### TASK
Reproduce, character for character, the lines below from the first through the one with "minimum width=420pt] (arq)". Leave pictures out.

<<<<

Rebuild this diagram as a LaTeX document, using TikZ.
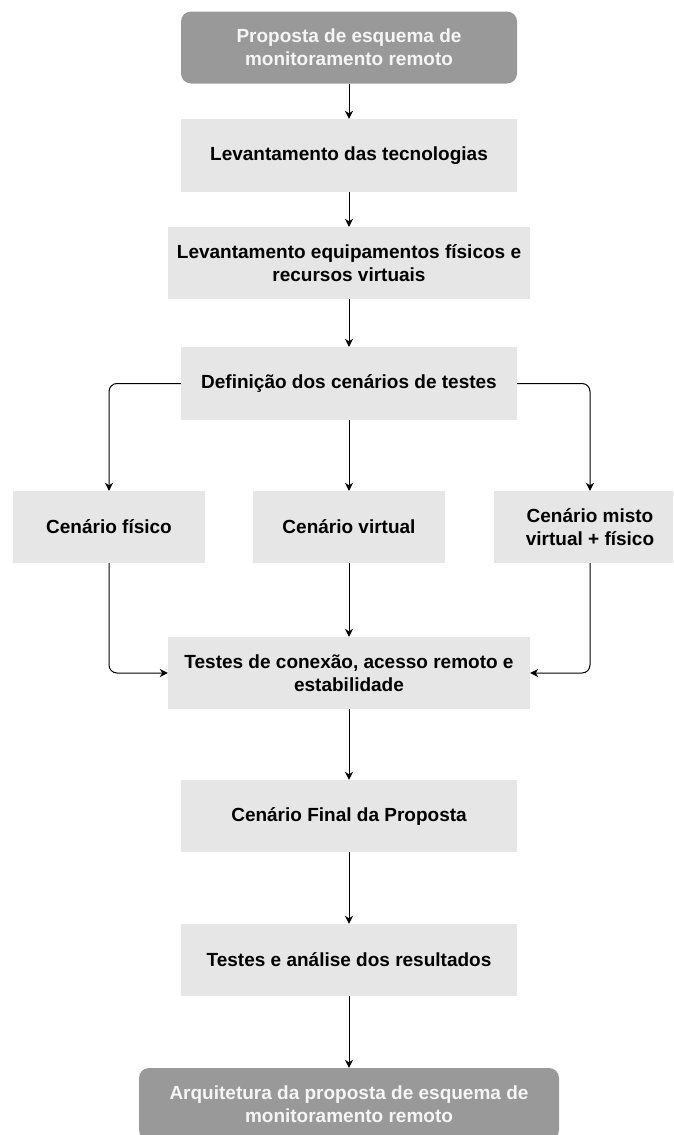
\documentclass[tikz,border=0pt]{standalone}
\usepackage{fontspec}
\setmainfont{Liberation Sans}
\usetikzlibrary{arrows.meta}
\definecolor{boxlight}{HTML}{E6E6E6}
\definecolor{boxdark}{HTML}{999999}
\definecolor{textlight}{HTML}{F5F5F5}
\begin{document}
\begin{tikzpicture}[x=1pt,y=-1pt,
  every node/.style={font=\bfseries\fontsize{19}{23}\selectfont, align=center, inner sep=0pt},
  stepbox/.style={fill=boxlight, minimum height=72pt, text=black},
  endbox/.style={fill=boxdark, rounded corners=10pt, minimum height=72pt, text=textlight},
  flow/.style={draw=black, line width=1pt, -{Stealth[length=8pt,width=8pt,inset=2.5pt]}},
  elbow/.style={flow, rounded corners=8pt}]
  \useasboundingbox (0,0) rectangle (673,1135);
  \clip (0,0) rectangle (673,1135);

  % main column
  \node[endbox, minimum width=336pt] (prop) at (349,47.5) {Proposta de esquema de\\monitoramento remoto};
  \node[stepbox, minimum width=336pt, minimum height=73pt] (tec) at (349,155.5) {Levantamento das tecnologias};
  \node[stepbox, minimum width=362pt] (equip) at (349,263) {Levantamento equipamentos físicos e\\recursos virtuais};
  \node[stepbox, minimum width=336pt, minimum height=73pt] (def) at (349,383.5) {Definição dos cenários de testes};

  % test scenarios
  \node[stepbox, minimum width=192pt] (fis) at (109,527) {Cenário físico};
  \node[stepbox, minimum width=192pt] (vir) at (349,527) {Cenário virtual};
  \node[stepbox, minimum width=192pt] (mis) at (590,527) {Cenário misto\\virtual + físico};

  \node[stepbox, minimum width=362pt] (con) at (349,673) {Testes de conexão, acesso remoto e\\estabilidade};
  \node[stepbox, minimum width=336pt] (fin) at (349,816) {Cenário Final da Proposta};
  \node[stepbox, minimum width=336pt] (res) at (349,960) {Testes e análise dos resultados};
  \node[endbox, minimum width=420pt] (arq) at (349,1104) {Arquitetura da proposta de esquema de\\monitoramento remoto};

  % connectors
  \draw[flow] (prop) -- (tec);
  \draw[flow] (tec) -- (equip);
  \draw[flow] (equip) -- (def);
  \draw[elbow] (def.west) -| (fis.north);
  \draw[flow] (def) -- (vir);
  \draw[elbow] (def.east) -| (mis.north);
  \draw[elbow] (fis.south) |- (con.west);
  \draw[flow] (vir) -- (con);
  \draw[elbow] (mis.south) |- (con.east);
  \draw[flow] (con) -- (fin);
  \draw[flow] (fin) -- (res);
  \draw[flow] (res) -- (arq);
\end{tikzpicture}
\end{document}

>>>>

### THE OUTPUT
Rebuild this diagram as a LaTeX document, using TikZ.
\documentclass[tikz,border=0pt]{standalone}
\usepackage{fontspec}
\setmainfont{Liberation Sans}
\usetikzlibrary{arrows.meta}
\definecolor{boxlight}{HTML}{E6E6E6}
\definecolor{boxdark}{HTML}{999999}
\definecolor{textlight}{HTML}{F5F5F5}
\begin{document}
\begin{tikzpicture}[x=1pt,y=-1pt,
  every node/.style={font=\bfseries\fontsize{19}{23}\selectfont, align=center, inner sep=0pt},
  stepbox/.style={fill=boxlight, minimum height=72pt, text=black},
  endbox/.style={fill=boxdark, rounded corners=10pt, minimum height=72pt, text=textlight},
  flow/.style={draw=black, line width=1pt, -{Stealth[length=8pt,width=8pt,inset=2.5pt]}},
  elbow/.style={flow, rounded corners=8pt}]
  \useasboundingbox (0,0) rectangle (673,1135);
  \clip (0,0) rectangle (673,1135);

  % main column
  \node[endbox, minimum width=336pt] (prop) at (349,47.5) {Proposta de esquema de\\monitoramento remoto};
  \node[stepbox, minimum width=336pt, minimum height=73pt] (tec) at (349,155.5) {Levantamento das tecnologias};
  \node[stepbox, minimum width=362pt] (equip) at (349,263) {Levantamento equipamentos físicos e\\recursos virtuais};
  \node[stepbox, minimum width=336pt, minimum height=73pt] (def) at (349,383.5) {Definição dos cenários de testes};

  % test scenarios
  \node[stepbox, minimum width=192pt] (fis) at (109,527) {Cenário físico};
  \node[stepbox, minimum width=192pt] (vir) at (349,527) {Cenário virtual};
  \node[stepbox, minimum width=192pt] (mis) at (590,527) {Cenário misto\\virtual + físico};

  \node[stepbox, minimum width=362pt] (con) at (349,673) {Testes de conexão, acesso remoto e\\estabilidade};
  \node[stepbox, minimum width=336pt] (fin) at (349,816) {Cenário Final da Proposta};
  \node[stepbox, minimum width=336pt] (res) at (349,960) {Testes e análise dos resultados};
  \node[endbox, minimum width=420pt] (arq) at (349,1104) {Arquitetura da proposta de esquema de\\monitoramento remoto};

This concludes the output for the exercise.